The most technically significant detail circulating ahead of the launch is the reported presence of a next-generation 2nm Tensor G5 chip. If confirmed, it would represent a meaningful generational leap in Google's custom silicon, which has historically traded peak benchmark performance for tighter integration with on-device AI workloads. A 2nm node — the same process generation Apple moved to with its A18 series — would give Google its most competitive silicon to date on pure efficiency and throughput grounds.
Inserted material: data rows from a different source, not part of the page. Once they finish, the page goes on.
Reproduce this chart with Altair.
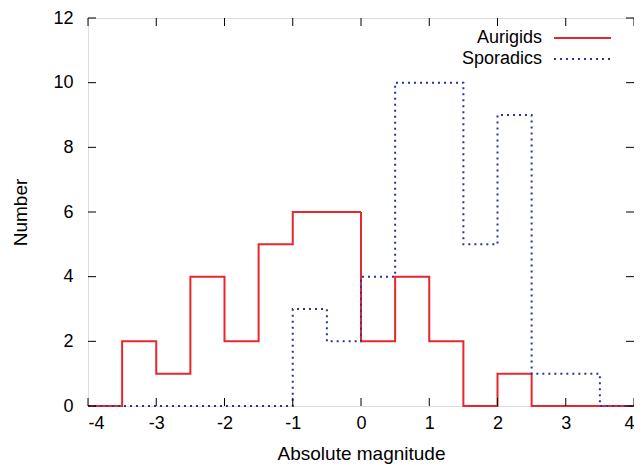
import altair as alt
import pandas as pd

# Bin left edges (width 0.5) plus the final right edge
edges = [-4.0, -3.5, -3.0, -2.5, -2.0, -1.5, -1.0, -0.5, 0.0, 0.5, 1.0, 1.5, 2.0, 2.5, 3.0, 3.5, 4.0]
aurigids = [0, 2, 1, 4, 2, 5, 6, 6, 2, 4, 2, 0, 1, 0, 0, 0]
sporadics = [0, 0, 0, 0, 0, 0, 3, 2, 4, 10, 10, 5, 9, 1, 1, 0]
series_names = ["Aurigids", "Sporadics"]
series_colors = ["#e8262e", "#2b3595"]
series_dash = [[1, 0], [2, 4]]

x_ticks = [-4, -3, -2, -1, 0, 1, 2, 3, 4]
y_ticks = [0, 2, 4, 6, 8, 10, 12]

W, H = 546, 388
FONT = "Liberation Sans"

rows = []
for name, vals in zip(series_names, [aurigids, sporadics]):
    full = vals + [vals[-1]]
    for e, v in zip(edges, full):
        rows.append({"mag": e, "count": v, "series": name})
df = pd.DataFrame(rows)

xscale = alt.Scale(domain=[-4, 4], nice=False, zero=False)
yscale = alt.Scale(domain=[0, 12], nice=False)

layers = []
for name, col, dash in zip(series_names, series_colors, series_dash):
    layers.append(
        alt.Chart(df[df.series == name])
        .mark_line(interpolate="step-after", color=col, strokeWidth=2, strokeDash=dash)
        .encode(
            x=alt.X("mag:Q", scale=xscale, axis=alt.Axis(
                values=x_ticks, title="Absolute magnitude", ticks=False, domain=False, grid=False,
                labelExpr="'' + datum.value",
                labelFontSize=18, labelFont=FONT, labelColor="black", labelPadding=8,
                titleFont=FONT, titleFontSize=19, titleFontWeight="normal", titleColor="black",
                titlePadding=12)),
            y=alt.Y("count:Q", scale=yscale, axis=alt.Axis(
                values=y_ticks, title="Number", ticks=False, domain=False, grid=False,
                labelExpr="'' + datum.value",
                labelFontSize=18, labelFont=FONT, labelColor="black", labelPadding=15,
                titleFont=FONT, titleFontSize=19, titleFontWeight="normal", titleColor="black",
                titlePadding=22)),
        )
    )

xt = pd.DataFrame({"v": x_ticks})
yt = pd.DataFrame({"v": y_ticks})
TL = 8
tick_layers = [
    alt.Chart(xt).mark_rule(color="black", strokeWidth=1).encode(
        x=alt.X("v:Q", scale=xscale), y=alt.value(H), y2=alt.value(H - TL)),
    alt.Chart(xt).mark_rule(color="black", strokeWidth=1).encode(
        x=alt.X("v:Q", scale=xscale), y=alt.value(0), y2=alt.value(TL)),
    alt.Chart(yt).mark_rule(color="black", strokeWidth=1).encode(
        y=alt.Y("v:Q", scale=yscale), x=alt.value(0), x2=alt.value(TL)),
    alt.Chart(yt).mark_rule(color="black", strokeWidth=1).encode(
        y=alt.Y("v:Q", scale=yscale), x=alt.value(W - TL), x2=alt.value(W)),
]

legend_layers = []
for i, (name, col, dash) in enumerate(zip(series_names, series_colors, series_dash)):
    ly = 20 + i * 21
    ldf = pd.DataFrame({"label": [name]})
    legend_layers.append(
        alt.Chart(ldf).mark_text(align="right", baseline="middle", font=FONT, fontSize=18, color="black")
        .encode(text="label:N", x=alt.value(454), y=alt.value(ly))
    )
    legend_layers.append(
        alt.Chart(ldf).mark_rule(color=col, strokeWidth=2, strokeDash=dash)
        .encode(x=alt.value(466), x2=alt.value(523), y=alt.value(ly))
    )

chart = (
    alt.layer(*layers, *tick_layers, *legend_layers)
    .resolve_scale(x="shared", y="shared")
    .properties(width=W, height=H, autosize=alt.AutoSizeParams(type="none"),
                padding={"left": 80, "top": 10, "right": 0, "bottom": 60})
    .configure_view(stroke="black", strokeWidth=1)
    .configure(background="white")
)

chart.save("out.html", embed_options={"renderer": "svg", "actions": False})
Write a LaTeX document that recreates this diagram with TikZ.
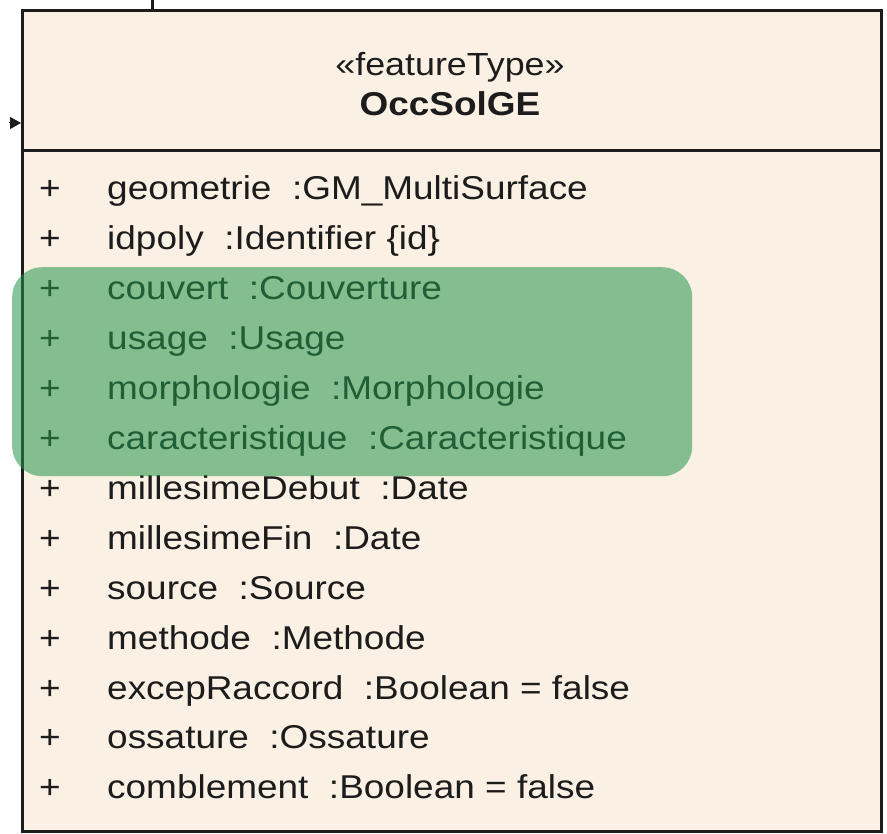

Less easy to explain away is what appears to be a RAM downgrade in at least one model of the Pixel 11 lineup. Leaked configuration data suggests Google may be shipping a variant with less RAM than its predecessor carried, a decision that cuts against the grain of every other flagship announcement cycle this year and sits oddly alongside claims of expanded on-device AI capability. More memory, not less, is the universal ask when you're running large language models locally. Google has not addressed this publicly.

On the design side, leaked renders point to a hardware element being referred to as a Glow Bar — a strip integrated into the rear of the device that appears to serve a notification and ambient display function. It is a conspicuous visual departure from Pixel's historically restrained industrial aesthetic, and it signals that Google is willing to make a physical statement to compete for shelf presence against devices that have long outpaced it on pure design appeal.

Pricing, historically one of Google's few reliable competitive levers against Apple's flagship tier, looks set to shift. Storage and pricing configurations that have surfaced ahead of the event suggest the Pixel 11 line will push into territory that makes the value proposition harder to sustain as a primary argument. For years, Google priced Pixel as the thoughtful alternative for users who wanted clean Android, fast updates, and a capable camera without paying Apple's premium. That framing gets harder to maintain as the numbers climb.

The Pixel Watch 5 and new Buds are expected to round out the event, though detail on those products remains thinner. Google has been quietly building a wearables ecosystem that has improved with each generation but has yet to achieve the kind of platform lock-in that makes the hardware sticky beyond early adopters. Whether the Watch 5 brings anything structurally new to that equation — deeper Wear OS integration, longer battery life, stronger health sensor parity — remains to be seen.

What the pre-event leak cycle reveals about Google's hardware operation is worth noting on its own. The volume and specificity of information that has escaped ahead of August 12 suggests supply chain security continues to be a chronic vulnerability, not an anomaly. For a company whose event reveals have historically driven meaningful media cycles, losing the narrative before the keynote is a structural problem, not just a bad week.

The Pixel 11 arrives at a moment when Android's flagship tier is more crowded and technically capable than it has ever been. Google's genuine differentiators — software longevity commitments, on-device AI processing, and camera computational photography — remain real. But the August 12 event will need to make a case that goes beyond spec sheets that leaked a month early, at prices that no longer allow Google to sidestep the direct comparison with the devices it has always positioned itself against.